:: What you should do ::
Sort through the data and copy the lines holding the word "React".

:: Records shown ::
========================
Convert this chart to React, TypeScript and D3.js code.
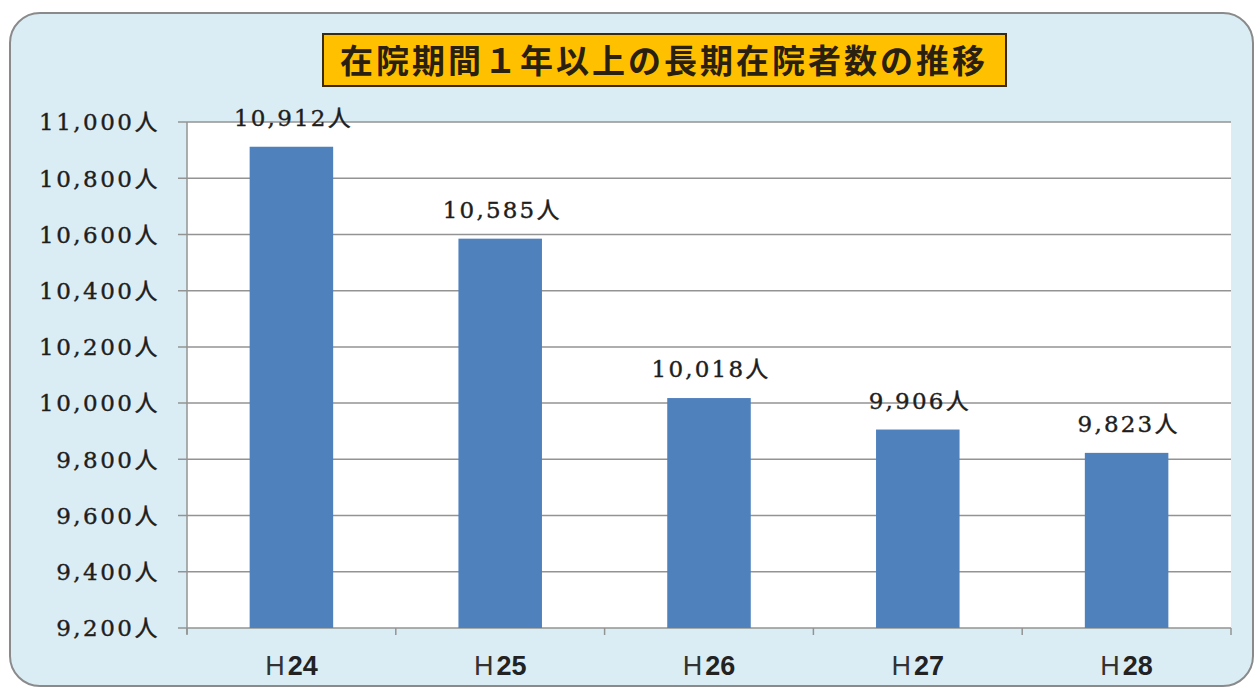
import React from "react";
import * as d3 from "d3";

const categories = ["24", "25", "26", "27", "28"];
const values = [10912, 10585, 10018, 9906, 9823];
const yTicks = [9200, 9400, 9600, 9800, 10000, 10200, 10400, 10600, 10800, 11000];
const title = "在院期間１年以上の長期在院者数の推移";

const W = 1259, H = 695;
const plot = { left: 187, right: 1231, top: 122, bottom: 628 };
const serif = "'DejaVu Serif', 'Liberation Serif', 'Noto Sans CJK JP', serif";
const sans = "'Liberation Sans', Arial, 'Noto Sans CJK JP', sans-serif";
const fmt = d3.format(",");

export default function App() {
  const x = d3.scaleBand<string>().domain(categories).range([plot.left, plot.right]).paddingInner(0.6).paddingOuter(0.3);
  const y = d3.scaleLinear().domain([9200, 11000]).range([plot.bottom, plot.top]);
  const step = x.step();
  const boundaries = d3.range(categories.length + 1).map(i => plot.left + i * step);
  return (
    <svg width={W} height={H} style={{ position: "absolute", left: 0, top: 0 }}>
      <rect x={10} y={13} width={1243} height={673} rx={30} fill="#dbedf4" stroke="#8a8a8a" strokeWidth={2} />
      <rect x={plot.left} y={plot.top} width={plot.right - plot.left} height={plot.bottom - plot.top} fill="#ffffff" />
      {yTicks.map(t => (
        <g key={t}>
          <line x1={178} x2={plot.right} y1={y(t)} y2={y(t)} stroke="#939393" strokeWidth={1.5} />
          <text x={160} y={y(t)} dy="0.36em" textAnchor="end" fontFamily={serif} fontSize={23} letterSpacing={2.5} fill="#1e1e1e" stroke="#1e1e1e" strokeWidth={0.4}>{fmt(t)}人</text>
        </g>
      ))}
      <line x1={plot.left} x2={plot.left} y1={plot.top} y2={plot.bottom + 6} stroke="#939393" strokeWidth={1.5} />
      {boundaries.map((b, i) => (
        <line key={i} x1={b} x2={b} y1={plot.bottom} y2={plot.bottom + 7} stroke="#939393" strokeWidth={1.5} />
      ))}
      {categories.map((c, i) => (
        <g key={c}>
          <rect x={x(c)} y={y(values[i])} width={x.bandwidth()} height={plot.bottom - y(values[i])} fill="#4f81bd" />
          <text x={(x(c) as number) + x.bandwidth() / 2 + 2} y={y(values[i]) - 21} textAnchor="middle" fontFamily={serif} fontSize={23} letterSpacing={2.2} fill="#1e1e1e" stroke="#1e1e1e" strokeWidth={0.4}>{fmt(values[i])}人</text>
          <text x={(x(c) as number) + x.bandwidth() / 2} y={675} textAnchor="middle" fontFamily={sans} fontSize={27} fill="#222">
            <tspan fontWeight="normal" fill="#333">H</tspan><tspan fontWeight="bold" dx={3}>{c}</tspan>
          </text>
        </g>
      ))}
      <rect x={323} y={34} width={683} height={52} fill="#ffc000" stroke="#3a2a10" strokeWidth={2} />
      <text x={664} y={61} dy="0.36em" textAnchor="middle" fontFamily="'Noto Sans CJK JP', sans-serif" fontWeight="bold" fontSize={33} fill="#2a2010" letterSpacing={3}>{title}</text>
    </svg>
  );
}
========================
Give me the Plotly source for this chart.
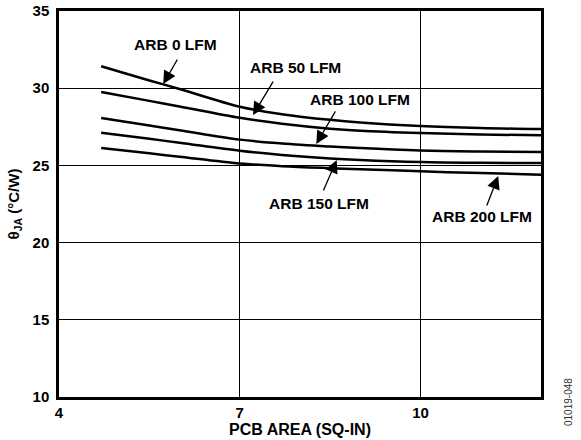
========================
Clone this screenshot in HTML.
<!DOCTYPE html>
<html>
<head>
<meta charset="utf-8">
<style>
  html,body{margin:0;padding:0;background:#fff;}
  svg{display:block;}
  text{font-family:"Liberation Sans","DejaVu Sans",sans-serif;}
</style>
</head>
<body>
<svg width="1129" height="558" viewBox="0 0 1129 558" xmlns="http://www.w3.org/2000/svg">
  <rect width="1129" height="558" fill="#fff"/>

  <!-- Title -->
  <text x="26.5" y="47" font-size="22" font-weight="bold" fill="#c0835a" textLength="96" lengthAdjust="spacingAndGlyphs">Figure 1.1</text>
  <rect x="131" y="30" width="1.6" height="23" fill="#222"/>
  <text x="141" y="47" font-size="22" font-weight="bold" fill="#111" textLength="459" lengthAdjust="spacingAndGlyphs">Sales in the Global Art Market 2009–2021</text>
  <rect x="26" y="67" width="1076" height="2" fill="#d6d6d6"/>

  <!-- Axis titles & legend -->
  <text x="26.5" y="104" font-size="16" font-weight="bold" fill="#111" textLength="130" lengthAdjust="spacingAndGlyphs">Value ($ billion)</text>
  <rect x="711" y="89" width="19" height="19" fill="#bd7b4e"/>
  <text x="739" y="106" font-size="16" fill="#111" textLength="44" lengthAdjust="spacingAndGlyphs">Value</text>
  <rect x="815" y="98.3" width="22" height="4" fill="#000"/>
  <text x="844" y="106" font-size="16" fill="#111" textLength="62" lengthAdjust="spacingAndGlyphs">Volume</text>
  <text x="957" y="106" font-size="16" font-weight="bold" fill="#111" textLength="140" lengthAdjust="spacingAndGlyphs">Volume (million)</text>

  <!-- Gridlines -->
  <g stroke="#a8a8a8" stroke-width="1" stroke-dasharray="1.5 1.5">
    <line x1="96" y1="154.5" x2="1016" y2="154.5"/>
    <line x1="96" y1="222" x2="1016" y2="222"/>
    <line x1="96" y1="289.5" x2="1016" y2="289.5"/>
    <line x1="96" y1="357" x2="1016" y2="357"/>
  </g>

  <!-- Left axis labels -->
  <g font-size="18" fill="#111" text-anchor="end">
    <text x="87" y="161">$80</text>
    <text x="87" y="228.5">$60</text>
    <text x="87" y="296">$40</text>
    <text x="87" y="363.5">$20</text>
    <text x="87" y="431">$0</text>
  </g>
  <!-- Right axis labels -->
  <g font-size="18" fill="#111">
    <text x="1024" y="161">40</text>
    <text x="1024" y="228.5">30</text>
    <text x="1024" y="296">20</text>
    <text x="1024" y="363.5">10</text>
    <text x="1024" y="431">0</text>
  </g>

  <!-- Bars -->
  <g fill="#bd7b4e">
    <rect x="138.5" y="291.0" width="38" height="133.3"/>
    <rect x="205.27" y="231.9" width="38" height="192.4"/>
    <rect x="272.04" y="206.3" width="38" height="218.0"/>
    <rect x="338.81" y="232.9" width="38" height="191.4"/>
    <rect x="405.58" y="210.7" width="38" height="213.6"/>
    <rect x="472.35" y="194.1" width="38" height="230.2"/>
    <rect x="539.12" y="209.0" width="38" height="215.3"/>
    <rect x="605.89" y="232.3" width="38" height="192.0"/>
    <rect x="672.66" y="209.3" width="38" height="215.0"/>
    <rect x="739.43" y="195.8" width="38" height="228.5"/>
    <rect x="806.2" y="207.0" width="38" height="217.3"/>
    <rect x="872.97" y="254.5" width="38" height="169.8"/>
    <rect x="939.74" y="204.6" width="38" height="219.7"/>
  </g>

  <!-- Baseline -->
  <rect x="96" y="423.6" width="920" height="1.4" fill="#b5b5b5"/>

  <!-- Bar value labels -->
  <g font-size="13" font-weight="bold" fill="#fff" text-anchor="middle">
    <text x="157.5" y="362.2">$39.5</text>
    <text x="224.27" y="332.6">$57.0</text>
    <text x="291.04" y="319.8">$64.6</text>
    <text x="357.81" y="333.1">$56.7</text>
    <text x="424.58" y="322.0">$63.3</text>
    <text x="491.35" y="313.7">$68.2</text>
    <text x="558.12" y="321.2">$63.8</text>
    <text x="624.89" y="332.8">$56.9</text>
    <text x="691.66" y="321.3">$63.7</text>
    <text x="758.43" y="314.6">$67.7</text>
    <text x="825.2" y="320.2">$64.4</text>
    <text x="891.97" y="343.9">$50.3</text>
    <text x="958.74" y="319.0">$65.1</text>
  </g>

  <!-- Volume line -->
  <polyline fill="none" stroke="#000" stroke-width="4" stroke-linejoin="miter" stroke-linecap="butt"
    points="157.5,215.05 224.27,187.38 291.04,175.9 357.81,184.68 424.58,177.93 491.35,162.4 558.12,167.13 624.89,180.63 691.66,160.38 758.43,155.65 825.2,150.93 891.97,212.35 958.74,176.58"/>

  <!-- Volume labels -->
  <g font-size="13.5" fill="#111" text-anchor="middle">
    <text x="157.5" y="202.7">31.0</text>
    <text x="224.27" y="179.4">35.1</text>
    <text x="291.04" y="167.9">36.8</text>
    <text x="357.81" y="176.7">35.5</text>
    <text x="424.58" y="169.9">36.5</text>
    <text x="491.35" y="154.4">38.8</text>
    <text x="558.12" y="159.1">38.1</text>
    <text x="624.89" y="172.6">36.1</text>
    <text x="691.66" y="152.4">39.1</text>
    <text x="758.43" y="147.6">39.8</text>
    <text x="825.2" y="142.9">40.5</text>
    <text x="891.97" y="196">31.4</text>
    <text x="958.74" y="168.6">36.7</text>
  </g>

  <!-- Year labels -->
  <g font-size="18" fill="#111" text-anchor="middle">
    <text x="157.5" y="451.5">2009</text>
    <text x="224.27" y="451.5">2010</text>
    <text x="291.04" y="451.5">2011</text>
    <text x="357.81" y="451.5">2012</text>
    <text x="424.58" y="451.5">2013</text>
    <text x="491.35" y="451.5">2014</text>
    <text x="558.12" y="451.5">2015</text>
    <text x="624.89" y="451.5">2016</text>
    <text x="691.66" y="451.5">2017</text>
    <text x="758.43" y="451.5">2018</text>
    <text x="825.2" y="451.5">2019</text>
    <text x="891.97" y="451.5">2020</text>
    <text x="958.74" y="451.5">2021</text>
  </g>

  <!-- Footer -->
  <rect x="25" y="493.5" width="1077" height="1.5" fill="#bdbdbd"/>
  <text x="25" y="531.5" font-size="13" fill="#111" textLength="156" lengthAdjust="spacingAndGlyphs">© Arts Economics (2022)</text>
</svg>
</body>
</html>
========================
:: Reply ::
Convert this chart to React, TypeScript and D3.js code.
import React from "react";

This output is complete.